For the most part Rod Lurie’s “Straw Dogs” is a shot by shot remake of Sam Peckinpah’s controversial 1971 film. There are differences. Instead of taking place in England it takes place in the American Deep South. The hero, Donald Sumner, is an L.A. screenwriter instead of a math teacher, so there are a few modern movie references thrown in, making the film somewhat contemporary. But the original plot points and sequences that made the original movie so controversial are still here in the remake.
A cat gets strangled and hung in a closet, there’s a rape scene, and a violent confrontation between David, his wife and the locals. A slightly different setup but the same journey, ultimately the same journey of David has to prove himself as a man.
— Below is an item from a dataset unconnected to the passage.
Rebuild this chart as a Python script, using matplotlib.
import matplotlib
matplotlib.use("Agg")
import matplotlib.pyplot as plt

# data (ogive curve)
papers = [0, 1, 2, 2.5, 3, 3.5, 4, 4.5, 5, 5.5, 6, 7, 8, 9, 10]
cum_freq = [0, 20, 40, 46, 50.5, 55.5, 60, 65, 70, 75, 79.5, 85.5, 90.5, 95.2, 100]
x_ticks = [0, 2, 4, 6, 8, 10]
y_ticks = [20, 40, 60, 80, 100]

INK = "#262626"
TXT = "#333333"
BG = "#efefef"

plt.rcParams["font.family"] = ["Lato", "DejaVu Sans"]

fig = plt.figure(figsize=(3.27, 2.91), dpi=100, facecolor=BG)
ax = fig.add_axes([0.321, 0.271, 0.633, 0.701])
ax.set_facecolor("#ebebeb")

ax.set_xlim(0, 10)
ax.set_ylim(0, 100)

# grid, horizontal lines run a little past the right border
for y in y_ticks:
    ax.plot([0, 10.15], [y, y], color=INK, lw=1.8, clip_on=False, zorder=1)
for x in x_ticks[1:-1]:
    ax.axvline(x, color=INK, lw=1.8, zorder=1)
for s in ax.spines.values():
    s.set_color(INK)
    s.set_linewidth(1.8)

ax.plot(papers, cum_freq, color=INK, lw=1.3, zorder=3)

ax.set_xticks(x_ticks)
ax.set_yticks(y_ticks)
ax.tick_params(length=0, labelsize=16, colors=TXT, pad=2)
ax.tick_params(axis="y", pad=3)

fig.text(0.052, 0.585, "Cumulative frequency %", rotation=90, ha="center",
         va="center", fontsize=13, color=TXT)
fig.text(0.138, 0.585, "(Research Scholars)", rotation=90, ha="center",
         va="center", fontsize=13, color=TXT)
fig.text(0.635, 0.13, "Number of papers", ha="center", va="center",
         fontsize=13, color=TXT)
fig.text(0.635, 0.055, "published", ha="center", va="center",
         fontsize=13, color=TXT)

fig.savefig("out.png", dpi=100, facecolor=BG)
While it isn’t perfect, Lurie’s version (he also wrote the screenplay) is still entertaining, and in some ways an improvement on the original film. Which is saying a lot.
David (James Marsden, who bears some resemblance to Dustin Hoffman from the original) and Amy Sumner (Kate Bosworth) return to her hometown of Black Water to prepare Amy’s dad’s house for sale after his death. While there, problems re-emerge with their marriage as well as with the locals, including Amy’s ex-boyfriend Charlie (a charming but unsettling Alex Skarsgard).
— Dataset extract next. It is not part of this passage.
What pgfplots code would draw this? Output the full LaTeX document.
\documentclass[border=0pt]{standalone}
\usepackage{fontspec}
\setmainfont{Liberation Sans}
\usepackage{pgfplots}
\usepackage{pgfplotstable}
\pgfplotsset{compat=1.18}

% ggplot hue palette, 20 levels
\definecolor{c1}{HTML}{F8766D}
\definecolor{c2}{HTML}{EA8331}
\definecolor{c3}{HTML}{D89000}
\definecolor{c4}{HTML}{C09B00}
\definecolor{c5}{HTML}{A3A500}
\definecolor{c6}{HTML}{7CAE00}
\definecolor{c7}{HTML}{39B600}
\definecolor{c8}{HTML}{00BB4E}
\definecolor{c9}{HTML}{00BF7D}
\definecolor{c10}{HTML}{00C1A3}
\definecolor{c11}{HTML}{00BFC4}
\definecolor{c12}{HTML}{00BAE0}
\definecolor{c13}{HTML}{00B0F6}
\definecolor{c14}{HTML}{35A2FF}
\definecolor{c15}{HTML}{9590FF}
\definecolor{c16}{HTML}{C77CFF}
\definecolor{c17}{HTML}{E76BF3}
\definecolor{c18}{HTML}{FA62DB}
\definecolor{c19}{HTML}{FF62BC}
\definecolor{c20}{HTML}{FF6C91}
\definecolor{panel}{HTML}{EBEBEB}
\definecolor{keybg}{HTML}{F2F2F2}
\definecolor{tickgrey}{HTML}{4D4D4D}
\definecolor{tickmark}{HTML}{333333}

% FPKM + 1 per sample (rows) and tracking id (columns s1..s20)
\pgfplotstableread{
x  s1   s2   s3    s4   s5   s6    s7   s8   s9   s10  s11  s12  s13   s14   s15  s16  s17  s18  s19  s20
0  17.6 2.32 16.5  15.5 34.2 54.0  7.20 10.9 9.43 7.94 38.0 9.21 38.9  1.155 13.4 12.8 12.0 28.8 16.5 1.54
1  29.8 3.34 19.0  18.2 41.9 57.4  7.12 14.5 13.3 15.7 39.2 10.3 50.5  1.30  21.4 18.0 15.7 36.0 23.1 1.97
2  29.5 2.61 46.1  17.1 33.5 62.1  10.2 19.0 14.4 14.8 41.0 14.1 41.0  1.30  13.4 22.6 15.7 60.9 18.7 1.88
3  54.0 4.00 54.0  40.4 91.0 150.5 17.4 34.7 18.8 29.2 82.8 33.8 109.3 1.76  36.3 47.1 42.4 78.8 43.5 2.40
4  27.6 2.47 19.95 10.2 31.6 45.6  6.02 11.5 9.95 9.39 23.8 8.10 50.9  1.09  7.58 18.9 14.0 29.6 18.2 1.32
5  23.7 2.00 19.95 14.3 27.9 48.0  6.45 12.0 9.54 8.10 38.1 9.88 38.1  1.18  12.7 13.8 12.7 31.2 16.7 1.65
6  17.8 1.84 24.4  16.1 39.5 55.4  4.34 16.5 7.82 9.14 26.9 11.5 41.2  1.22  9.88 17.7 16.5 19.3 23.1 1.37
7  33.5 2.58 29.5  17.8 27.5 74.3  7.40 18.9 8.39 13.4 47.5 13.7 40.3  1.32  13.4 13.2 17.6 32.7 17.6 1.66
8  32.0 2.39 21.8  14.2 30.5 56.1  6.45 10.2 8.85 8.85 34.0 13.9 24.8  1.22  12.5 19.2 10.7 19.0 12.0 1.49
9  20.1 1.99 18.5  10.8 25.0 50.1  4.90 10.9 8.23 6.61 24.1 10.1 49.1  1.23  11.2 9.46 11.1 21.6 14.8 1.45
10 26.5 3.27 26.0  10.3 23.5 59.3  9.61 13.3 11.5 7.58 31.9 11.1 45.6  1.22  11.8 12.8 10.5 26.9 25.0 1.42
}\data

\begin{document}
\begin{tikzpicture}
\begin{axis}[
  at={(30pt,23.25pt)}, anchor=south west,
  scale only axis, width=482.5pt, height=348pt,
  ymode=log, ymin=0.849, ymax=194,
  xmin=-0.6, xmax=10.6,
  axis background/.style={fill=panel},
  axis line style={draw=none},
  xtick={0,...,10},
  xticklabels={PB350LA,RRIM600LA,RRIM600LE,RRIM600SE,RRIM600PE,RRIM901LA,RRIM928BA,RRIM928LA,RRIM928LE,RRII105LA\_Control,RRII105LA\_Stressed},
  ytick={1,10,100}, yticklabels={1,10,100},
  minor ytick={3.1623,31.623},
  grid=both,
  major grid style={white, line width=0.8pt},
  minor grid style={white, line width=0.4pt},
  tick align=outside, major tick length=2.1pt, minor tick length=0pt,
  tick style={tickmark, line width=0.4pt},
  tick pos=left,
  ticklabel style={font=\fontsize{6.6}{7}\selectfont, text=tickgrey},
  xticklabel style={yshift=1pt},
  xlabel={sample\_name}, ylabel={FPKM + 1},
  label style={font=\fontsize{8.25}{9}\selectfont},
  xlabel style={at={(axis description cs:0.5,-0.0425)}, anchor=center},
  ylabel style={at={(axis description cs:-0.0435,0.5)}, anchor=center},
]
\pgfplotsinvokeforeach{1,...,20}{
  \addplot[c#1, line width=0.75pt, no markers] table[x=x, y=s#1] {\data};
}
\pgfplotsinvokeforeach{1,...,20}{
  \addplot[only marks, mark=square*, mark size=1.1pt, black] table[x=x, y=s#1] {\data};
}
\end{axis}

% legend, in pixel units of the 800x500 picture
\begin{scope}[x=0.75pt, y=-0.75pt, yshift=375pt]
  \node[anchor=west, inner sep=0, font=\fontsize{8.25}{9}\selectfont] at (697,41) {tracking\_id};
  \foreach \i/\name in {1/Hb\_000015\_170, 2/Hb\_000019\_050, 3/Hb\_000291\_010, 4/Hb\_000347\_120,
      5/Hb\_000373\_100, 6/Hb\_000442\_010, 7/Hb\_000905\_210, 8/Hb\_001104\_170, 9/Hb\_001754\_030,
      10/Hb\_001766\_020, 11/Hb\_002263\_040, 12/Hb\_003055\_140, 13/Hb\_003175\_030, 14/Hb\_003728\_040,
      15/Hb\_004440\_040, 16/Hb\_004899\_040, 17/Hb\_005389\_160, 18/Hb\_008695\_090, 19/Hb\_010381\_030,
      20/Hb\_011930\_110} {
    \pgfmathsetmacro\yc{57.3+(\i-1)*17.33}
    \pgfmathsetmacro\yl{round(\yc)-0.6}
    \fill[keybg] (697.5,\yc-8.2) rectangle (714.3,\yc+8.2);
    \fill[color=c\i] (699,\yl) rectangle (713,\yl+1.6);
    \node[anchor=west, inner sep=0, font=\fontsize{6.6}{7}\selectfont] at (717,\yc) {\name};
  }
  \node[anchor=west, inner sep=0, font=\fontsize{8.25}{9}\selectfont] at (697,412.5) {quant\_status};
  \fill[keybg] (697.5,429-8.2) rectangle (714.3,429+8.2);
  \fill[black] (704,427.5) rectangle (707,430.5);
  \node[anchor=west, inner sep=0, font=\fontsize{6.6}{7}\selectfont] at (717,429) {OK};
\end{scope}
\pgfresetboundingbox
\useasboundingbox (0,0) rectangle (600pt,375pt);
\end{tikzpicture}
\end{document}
One of the biggest differences between the two movies is the depiction of violence. Sure there’s plenty of it in Lurie’s but it’s dialed down. The rape scene is not nearly as excruciatingly stretched out as it was in the original (same goes with the confrontation). In fact all the violent scenes seem to be glossed over, not as raw. Lurie’s film is less brutal then Peckinpah’s.
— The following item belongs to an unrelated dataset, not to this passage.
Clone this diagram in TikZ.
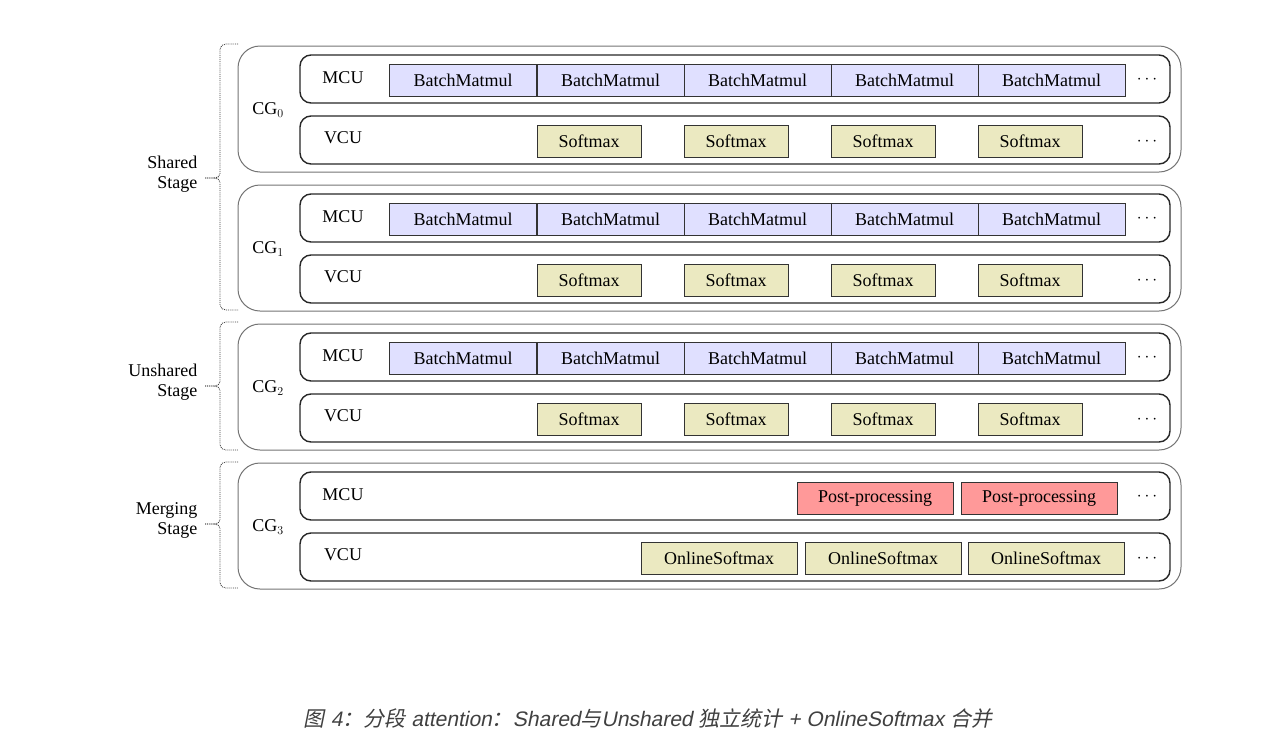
\documentclass[tikz,border=0pt]{standalone}
\usepackage{fontspec}
\setmainfont{Liberation Serif}
\newfontfamily\capfont{Liberation Sans}[FakeSlant=0.2]
\newfontfamily\cjk{Noto Sans CJK SC}[FakeSlant=0.2]
\usetikzlibrary{positioning}

\tikzset{
  cg/.style={draw=black!55, line width=1pt, rounded corners=22pt},
  row/.style={draw=black!85, line width=1.4pt, rounded corners=11pt},
  op/.style={draw=black!80, line width=1pt, minimum height=32pt, inner sep=0pt, font=\fontsize{18}{20}\selectfont},
  mm/.style={op, fill=blue!12!white, minimum width=147pt},
  sm/.style={op, fill=olive!18!white, minimum width=104pt},
  pp/.style={op, fill=red!40!white, minimum width=156pt},
  os/.style={op, fill=olive!18!white, minimum width=156pt},
  lbl/.style={font=\fontsize{18}{20}\selectfont},
  brk/.style={densely dotted, line width=0.9pt, black!75}
}

\begin{document}
\begin{tikzpicture}[x=1pt,y=-1pt]
  \useasboundingbox (0,0) rectangle (1267,750);

  % compute groups
  \foreach \i/\y in {0/46,1/185,2/324,3/463}{
    \draw[cg] (238,\y) rectangle (1181,\y+126);
    \draw[row] (300,\y+9) rectangle (1170,\y+57);
    \draw[row] (300,\y+70) rectangle (1170,\y+118);
    \node[lbl] (cg\i) at (268,\y+64) {CG$_{\i}$};
    \node[lbl] (mcu\i) at (343,\y+32) {MCU};
    \node[lbl] (vcu\i) at (343,\y+92) {VCU};
    \node[lbl] (dm\i) at (1147,\y+34) {$\cdots$};
    \node[lbl] (dv\i) at (1147,\y+96) {$\cdots$};
  }

  % matmul + softmax rows
  \foreach \i/\y in {0/46,1/185,2/324}{
    \foreach \k/\x in {1/463,2/610.5,3/757.5,4/904.5,5/1051.5}
      \node[mm] (b\i\k) at (\x,\y+34) {BatchMatmul};
    \foreach \k/\x in {1/589,2/736,3/883,4/1030}
      \node[sm] (s\i\k) at (\x,\y+95) {Softmax};
  }

  % merging row
  \node[pp] (p1) at (875,498) {Post-processing};
  \node[pp] (p2) at (1039,498) {Post-processing};
  \node[os] (o1) at (719,558) {OnlineSoftmax};
  \node[os] (o2) at (883,558) {OnlineSoftmax};
  \node[os] (o3) at (1046,558) {OnlineSoftmax};

  % stages
  \foreach \n/\ya/\yb/\ym/\txt in {sh/44/310/178/{Shared\\Stage},
                                   un/322/450/386/{Unshared\\Stage},
                                   me/462/588/524/{Merging\\Stage}}{
    \draw[brk] (238,\ya) -- (226,\ya) to[out=180,in=90] (220,\ya+5) -- (220,\ym-4)
      to[out=-90,in=0] (214,\ym) -- (205,\ym);
    \draw[brk] (205,\ym) -- (214,\ym) to[out=0,in=90] (220,\ym+4) -- (220,\yb-5)
      to[out=-90,in=180] (226,\yb) -- (238,\yb);
    \node[lbl, align=right, anchor=east] (st\n) at (201,\ym-4) {\txt};
  }

  \node[font=\fontsize{21}{24}\selectfont, text=black!75] (cap) at (648,719)
    {{\cjk 图}\capfont{} 4{\cjk ：分段} attention{\cjk ：}Shared{\cjk 与}Unshared {\cjk 独立统计} + OnlineSoftmax {\cjk 合并}};
\end{tikzpicture}
\end{document}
Though this isn’t a bad thing. Peckinpah wanted to show us the full extent of the violence and his movie lost some of the substance in the story as a result. Lurie doesn’t want to show a long and uncomfortable rape scene and that’s just fine. By not being so gratuitous with the violence, he has managed to craft a fierce but compelling film.
Another interesting comparison between the two movies is the depiction of the local folk. In the original film they weren’t as defined as being bad people. So when they did violent acts they seemed more rash and you didn’t really understand why they did such outrageous things. Whereas Lurie establishes the bad characters right from the start. They’re good ol’ rednecks that love their guns and beer. So when they go on to do things like kill the cat or rape Amy, their actions, while still being evil, seem right in character. It makes the final confrontation much more satisfying. Bringing out those revenge fantasy urges in you. You want to see the “straw dogs” (as David calls them) pay.
Something else that Lurie’s film improves on is David and Amy’s relationship. In the original they were polar opposites. He’s brainy and snarky, while she’s a floosy and very unlikable. The idea was that going through this ordeal would bring them closer together when in actuality it seemed to push them further apart. In the new movie David is still brainy and snarky and Amy is flirty but she’s not as unlikable and proves to be much stronger, especially during the confrontation. The origins of their relationship are still a little mysterious but by the end Lurie succeeds in bringing them closer together.
Even though this movie is such a close remake of the original it’s important to emphasize how it stands by itself. The bottom line with the two “Straw Dogs” is that Peckinpah wanted to push the envelope with his movie; Lurie doesn’t, and because of that this new film turns out to be a fairly decent thriller on its own.